Aim: Quote the whole listing word for word. Do not include the pictures.

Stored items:
::::
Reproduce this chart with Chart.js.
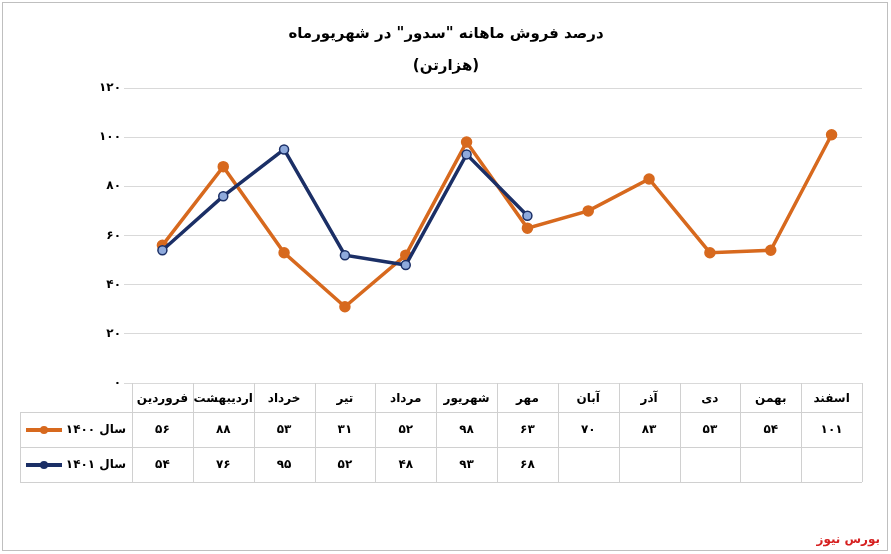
<!DOCTYPE html>
<html><head><meta charset="utf-8">
<script src="https://cdn.jsdelivr.net/npm/chart.js@4"></script>
<style>html,body{margin:0;padding:0;background:#fff}</style>
</head><body><canvas id="c" width="891" height="554"></canvas>
<script>
const categories=["فروردین","اردیبهشت","خرداد","تیر","مرداد","شهریور","مهر","آبان","آذر","دی","بهمن","اسفند"];
const series1400=[56,88,53,31,52,98,63,70,83,53,54,101];
const series1401=[54,76,95,52,48,93,68,null,null,null,null,null];
const label1400="سال ۱۴۰۰";
const label1401="سال ۱۴۰۱";
const titleLines=['درصد فروش ماهانه "سدور" در شهریورماه','(هزارتن)'];
const fa=n=>String(n).replace(/\d/g,d=>"۰۱۲۳۴۵۶۷۸۹"[d]);
const ORANGE="#D7691E",NAVY="#1B2F66";
const tablePlugin={id:"tbl",afterDraw(ch){
 const c=ch.ctx,a=ch.chartArea,x=ch.scales.x;
 c.save();
 c.strokeStyle="#bfbfbf";c.lineWidth=1;
 c.strokeRect(2.5,2.5,885,548);
 c.fillStyle="#000";c.textAlign="center";c.font="bold 15px 'DejaVu Sans'";
 c.fillText(titleLines[0],446,38);c.fillText(titleLines[1],446,70);
 const w=(a.right-a.left)/categories.length;
 c.strokeStyle="#d0d0d0";
 c.beginPath();
 for(let i=0;i<=categories.length;i++){const xx=Math.round(a.left+i*w)+0.5;c.moveTo(xx,a.bottom);c.lineTo(xx,482);}
 c.moveTo(20,412.5);c.lineTo(a.right,412.5);c.moveTo(20,447.5);c.lineTo(a.right,447.5);c.moveTo(20,482.5);c.lineTo(a.right,482.5);
 c.moveTo(20.5,412);c.lineTo(20.5,482);
 c.stroke();
 c.font="bold 12px 'DejaVu Sans'";c.textBaseline="middle";
 categories.forEach((t,i)=>{const cx=x.getPixelForValue(i);
  c.fillText(t,cx,399);
  c.fillText(fa(series1400[i]),cx,430);
  if(series1401[i]!=null)c.fillText(fa(series1401[i]),cx,465);});
 [[label1400,ORANGE,430],[label1401,NAVY,465]].forEach(([l,col,y])=>{
  c.strokeStyle=col;c.lineWidth=4;c.beginPath();c.moveTo(26,y);c.lineTo(62,y);c.stroke();
  c.fillStyle=col;c.beginPath();c.arc(44,y,4,0,7);c.fill();
  c.fillStyle="#000";c.textAlign="right";c.fillText(l,126,y);c.textAlign="center";});
 c.fillStyle="#d62020";c.textAlign="right";c.font="bold 12px 'DejaVu Sans'";c.fillText("بورس نیوز",880,540);
 c.restore();}};
new Chart(document.getElementById("c"),{type:"line",
 data:{labels:categories,datasets:[
  {data:series1400,order:2,borderColor:ORANGE,backgroundColor:ORANGE,pointBorderColor:ORANGE,borderWidth:3.5,pointRadius:4,tension:0},
  {data:series1401,order:1,borderColor:NAVY,backgroundColor:"#8FAADC",pointBorderColor:NAVY,pointBorderWidth:1.5,borderWidth:3.5,pointRadius:4.5,tension:0,spanGaps:false}]},
 options:{responsive:false,animation:false,devicePixelRatio:1,
  layout:{padding:{left:20,right:29,top:88,bottom:163}},
  plugins:{legend:{display:false},title:{display:false},tooltip:{enabled:false}},
  scales:{x:{offset:true,ticks:{display:false},grid:{display:false},border:{display:false}},
   y:{min:0,max:120,afterFit(s){s.width=112},ticks:{stepSize:20,callback:v=>fa(v),font:{size:12,weight:"bold",family:"DejaVu Sans"},color:"#000"},
    grid:{color:"#d9d9d9"},border:{display:false}}}},
 plugins:[tablePlugin]});
</script></body></html>
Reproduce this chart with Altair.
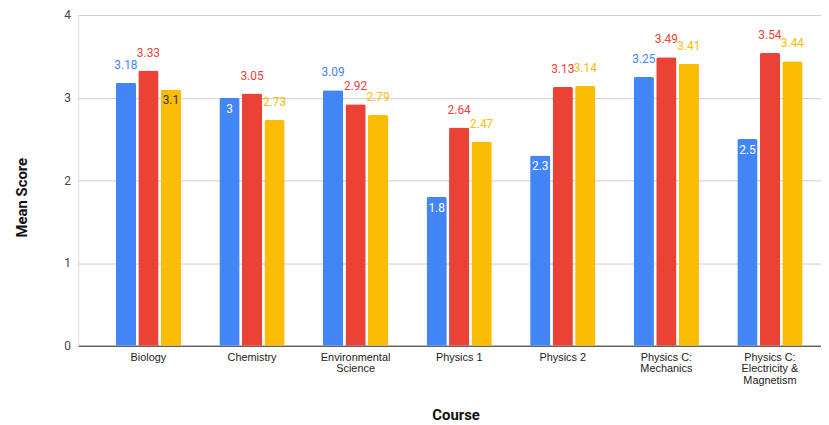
import altair as alt
import pandas as pd

courses = ["Biology", "Chemistry", "Environmental Science", "Physics 1",
           "Physics 2", "Physics C: Mechanics", "Physics C: Electricity & Magnetism"]
wrapped = [["Biology"], ["Chemistry"], ["Environmental", "Science"], ["Physics 1"],
           ["Physics 2"], ["Physics C:", "Mechanics"], ["Physics C:", "Electricity &", "Magnetism"]]
series_names = ["Series 1", "Series 2", "Series 3"]
series1 = [3.18, 3.0, 3.09, 1.8, 2.3, 3.25, 2.5]
series2 = [3.33, 3.05, 2.92, 2.64, 3.13, 3.49, 3.54]
series3 = [3.1, 2.73, 2.79, 2.47, 3.14, 3.41, 3.44]
colors = ["#4285F4", "#EA4335", "#FBBC04"]

# labels drawn inside the bar (course index, series index)
inside = {(1, 0), (3, 0), (4, 0), (6, 0), (0, 2)}

rows = []
for si, vals in enumerate([series1, series2, series3]):
    for ci, v in enumerate(vals):
        rows.append({"Course": courses[ci], "Series": series_names[si], "value": v,
                     "inside": (ci, si) in inside})
df = pd.DataFrame(rows)

# label expression for wrapped x labels
expr = ""
for c, w in zip(courses, wrapped):
    arr = "[" + ",".join("'" + s + "'" for s in w) + "]"
    expr += f"datum.value == '{c}' ? {arr} : "
expr += "datum.value"

x = alt.X("Course:N", sort=courses,
          scale=alt.Scale(paddingInner=0.37, paddingOuter=0.27, align=0.67),
          axis=alt.Axis(title="Course", labelAngle=0, labelExpr=expr, labelFont="Liberation Sans",
                        labelFontSize=11, labelColor="#222222", labelLineHeight=11.5,
                        labelPadding=6, ticks=False, domainColor="#333333",
                        titleFont="Roboto", titleFontSize=15, titleFontWeight="bold",
                        titleColor="#111111", titleX=381, titleY=70, titleBaseline="middle",
                        titleAlign="center"))
xo = alt.XOffset("Series:N", sort=series_names,
                 scale=alt.Scale(paddingInner=0.1, paddingOuter=0.0))
y = alt.Y("value:Q", scale=alt.Scale(domain=[0, 4]),
          axis=alt.Axis(title="Mean Score", values=[0, 1, 2, 3, 4], domain=False, ticks=False,
                        gridColor="#cccccc", labelFont="Roboto", labelFontSize=12,
                        labelColor="#444444", labelPadding=8, titleFont="Roboto",
                        titleFontSize=15, titleFontWeight="bold", titleColor="#111111",
                        titleX=-57, titleY=184, titleAngle=-90, titleAlign="center",
                        titleBaseline="middle"))
color = alt.Color("Series:N", sort=series_names,
                  scale=alt.Scale(domain=series_names, range=colors), legend=None)

bars = alt.Chart(df).mark_bar(cornerRadiusTopLeft=2, cornerRadiusTopRight=2).encode(
    x=x, xOffset=xo, y=y, color=color)

above = alt.Chart(df).transform_filter("!datum.inside").mark_text(
    font="Roboto", fontSize=12, dy=-18, baseline="middle").encode(
    x=x, xOffset=xo, y=y, text=alt.Text("value:Q", format="~g"), color=color)

inner = alt.Chart(df).transform_filter("datum.inside").mark_text(
    font="Roboto", fontSize=12, dy=11, baseline="middle").encode(
    x=x, xOffset=xo, y=y, text=alt.Text("value:Q", format="~g"),
    color=alt.condition("datum.Series == 'Series 3'", alt.value("#333333"), alt.value("#ffffff")))

chart = alt.layer(bars, above, inner).properties(
    width=750, height=334,
    padding={"left": 71, "top": 5, "right": 0, "bottom": 78},
    autosize=alt.AutoSizeParams(type="none"),
).configure_view(stroke=None).configure(background="white")

chart.save("out.html", embed_options={"renderer": "svg", "actions": False})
::::
The answer:
Reproduce this chart with Chart.js.
<!DOCTYPE html>
<html><head><meta charset="utf-8">
<script src="https://cdn.jsdelivr.net/npm/chart.js@4"></script>
<style>html,body{margin:0;padding:0;background:#fff}</style>
</head><body><canvas id="c" width="891" height="554"></canvas>
<script>
const categories=["فروردین","اردیبهشت","خرداد","تیر","مرداد","شهریور","مهر","آبان","آذر","دی","بهمن","اسفند"];
const series1400=[56,88,53,31,52,98,63,70,83,53,54,101];
const series1401=[54,76,95,52,48,93,68,null,null,null,null,null];
const label1400="سال ۱۴۰۰";
const label1401="سال ۱۴۰۱";
const titleLines=['درصد فروش ماهانه "سدور" در شهریورماه','(هزارتن)'];
const fa=n=>String(n).replace(/\d/g,d=>"۰۱۲۳۴۵۶۷۸۹"[d]);
const ORANGE="#D7691E",NAVY="#1B2F66";
const tablePlugin={id:"tbl",afterDraw(ch){
 const c=ch.ctx,a=ch.chartArea,x=ch.scales.x;
 c.save();
 c.strokeStyle="#bfbfbf";c.lineWidth=1;
 c.strokeRect(2.5,2.5,885,548);
 c.fillStyle="#000";c.textAlign="center";c.font="bold 15px 'DejaVu Sans'";
 c.fillText(titleLines[0],446,38);c.fillText(titleLines[1],446,70);
 const w=(a.right-a.left)/categories.length;
 c.strokeStyle="#d0d0d0";
 c.beginPath();
 for(let i=0;i<=categories.length;i++){const xx=Math.round(a.left+i*w)+0.5;c.moveTo(xx,a.bottom);c.lineTo(xx,482);}
 c.moveTo(20,412.5);c.lineTo(a.right,412.5);c.moveTo(20,447.5);c.lineTo(a.right,447.5);c.moveTo(20,482.5);c.lineTo(a.right,482.5);
 c.moveTo(20.5,412);c.lineTo(20.5,482);
 c.stroke();
 c.font="bold 12px 'DejaVu Sans'";c.textBaseline="middle";
 categories.forEach((t,i)=>{const cx=x.getPixelForValue(i);
  c.fillText(t,cx,399);
  c.fillText(fa(series1400[i]),cx,430);
  if(series1401[i]!=null)c.fillText(fa(series1401[i]),cx,465);});
 [[label1400,ORANGE,430],[label1401,NAVY,465]].forEach(([l,col,y])=>{
  c.strokeStyle=col;c.lineWidth=4;c.beginPath();c.moveTo(26,y);c.lineTo(62,y);c.stroke();
  c.fillStyle=col;c.beginPath();c.arc(44,y,4,0,7);c.fill();
  c.fillStyle="#000";c.textAlign="right";c.fillText(l,126,y);c.textAlign="center";});
 c.fillStyle="#d62020";c.textAlign="right";c.font="bold 12px 'DejaVu Sans'";c.fillText("بورس نیوز",880,540);
 c.restore();}};
new Chart(document.getElementById("c"),{type:"line",
 data:{labels:categories,datasets:[
  {data:series1400,order:2,borderColor:ORANGE,backgroundColor:ORANGE,pointBorderColor:ORANGE,borderWidth:3.5,pointRadius:4,tension:0},
  {data:series1401,order:1,borderColor:NAVY,backgroundColor:"#8FAADC",pointBorderColor:NAVY,pointBorderWidth:1.5,borderWidth:3.5,pointRadius:4.5,tension:0,spanGaps:false}]},
 options:{responsive:false,animation:false,devicePixelRatio:1,
  layout:{padding:{left:20,right:29,top:88,bottom:163}},
  plugins:{legend:{display:false},title:{display:false},tooltip:{enabled:false}},
  scales:{x:{offset:true,ticks:{display:false},grid:{display:false},border:{display:false}},
   y:{min:0,max:120,afterFit(s){s.width=112},ticks:{stepSize:20,callback:v=>fa(v),font:{size:12,weight:"bold",family:"DejaVu Sans"},color:"#000"},
    grid:{color:"#d9d9d9"},border:{display:false}}}},
 plugins:[tablePlugin]});
</script></body></html>
Reproduce this chart with Altair.
import altair as alt
import pandas as pd

courses = ["Biology", "Chemistry", "Environmental Science", "Physics 1",
           "Physics 2", "Physics C: Mechanics", "Physics C: Electricity & Magnetism"]
wrapped = [["Biology"], ["Chemistry"], ["Environmental", "Science"], ["Physics 1"],
           ["Physics 2"], ["Physics C:", "Mechanics"], ["Physics C:", "Electricity &", "Magnetism"]]
series_names = ["Series 1", "Series 2", "Series 3"]
series1 = [3.18, 3.0, 3.09, 1.8, 2.3, 3.25, 2.5]
series2 = [3.33, 3.05, 2.92, 2.64, 3.13, 3.49, 3.54]
series3 = [3.1, 2.73, 2.79, 2.47, 3.14, 3.41, 3.44]
colors = ["#4285F4", "#EA4335", "#FBBC04"]

# labels drawn inside the bar (course index, series index)
inside = {(1, 0), (3, 0), (4, 0), (6, 0), (0, 2)}

rows = []
for si, vals in enumerate([series1, series2, series3]):
    for ci, v in enumerate(vals):
        rows.append({"Course": courses[ci], "Series": series_names[si], "value": v,
                     "inside": (ci, si) in inside})
df = pd.DataFrame(rows)

# label expression for wrapped x labels
expr = ""
for c, w in zip(courses, wrapped):
    arr = "[" + ",".join("'" + s + "'" for s in w) + "]"
    expr += f"datum.value == '{c}' ? {arr} : "
expr += "datum.value"

x = alt.X("Course:N", sort=courses,
          scale=alt.Scale(paddingInner=0.37, paddingOuter=0.27, align=0.67),
          axis=alt.Axis(title="Course", labelAngle=0, labelExpr=expr, labelFont="Liberation Sans",
                        labelFontSize=11, labelColor="#222222", labelLineHeight=11.5,
                        labelPadding=6, ticks=False, domainColor="#333333",
                        titleFont="Roboto", titleFontSize=15, titleFontWeight="bold",
                        titleColor="#111111", titleX=381, titleY=70, titleBaseline="middle",
                        titleAlign="center"))
xo = alt.XOffset("Series:N", sort=series_names,
                 scale=alt.Scale(paddingInner=0.1, paddingOuter=0.0))
y = alt.Y("value:Q", scale=alt.Scale(domain=[0, 4]),
          axis=alt.Axis(title="Mean Score", values=[0, 1, 2, 3, 4], domain=False, ticks=False,
                        gridColor="#cccccc", labelFont="Roboto", labelFontSize=12,
                        labelColor="#444444", labelPadding=8, titleFont="Roboto",
                        titleFontSize=15, titleFontWeight="bold", titleColor="#111111",
                        titleX=-57, titleY=184, titleAngle=-90, titleAlign="center",
                        titleBaseline="middle"))
color = alt.Color("Series:N", sort=series_names,
                  scale=alt.Scale(domain=series_names, range=colors), legend=None)

bars = alt.Chart(df).mark_bar(cornerRadiusTopLeft=2, cornerRadiusTopRight=2).encode(
    x=x, xOffset=xo, y=y, color=color)

above = alt.Chart(df).transform_filter("!datum.inside").mark_text(
    font="Roboto", fontSize=12, dy=-18, baseline="middle").encode(
    x=x, xOffset=xo, y=y, text=alt.Text("value:Q", format="~g"), color=color)

inner = alt.Chart(df).transform_filter("datum.inside").mark_text(
    font="Roboto", fontSize=12, dy=11, baseline="middle").encode(
    x=x, xOffset=xo, y=y, text=alt.Text("value:Q", format="~g"),
    color=alt.condition("datum.Series == 'Series 3'", alt.value("#333333"), alt.value("#ffffff")))

chart = alt.layer(bars, above, inner).properties(
    width=750, height=334,
    padding={"left": 71, "top": 5, "right": 0, "bottom": 78},
    autosize=alt.AutoSizeParams(type="none"),
).configure_view(stroke=None).configure(background="white")

chart.save("out.html", embed_options={"renderer": "svg", "actions": False})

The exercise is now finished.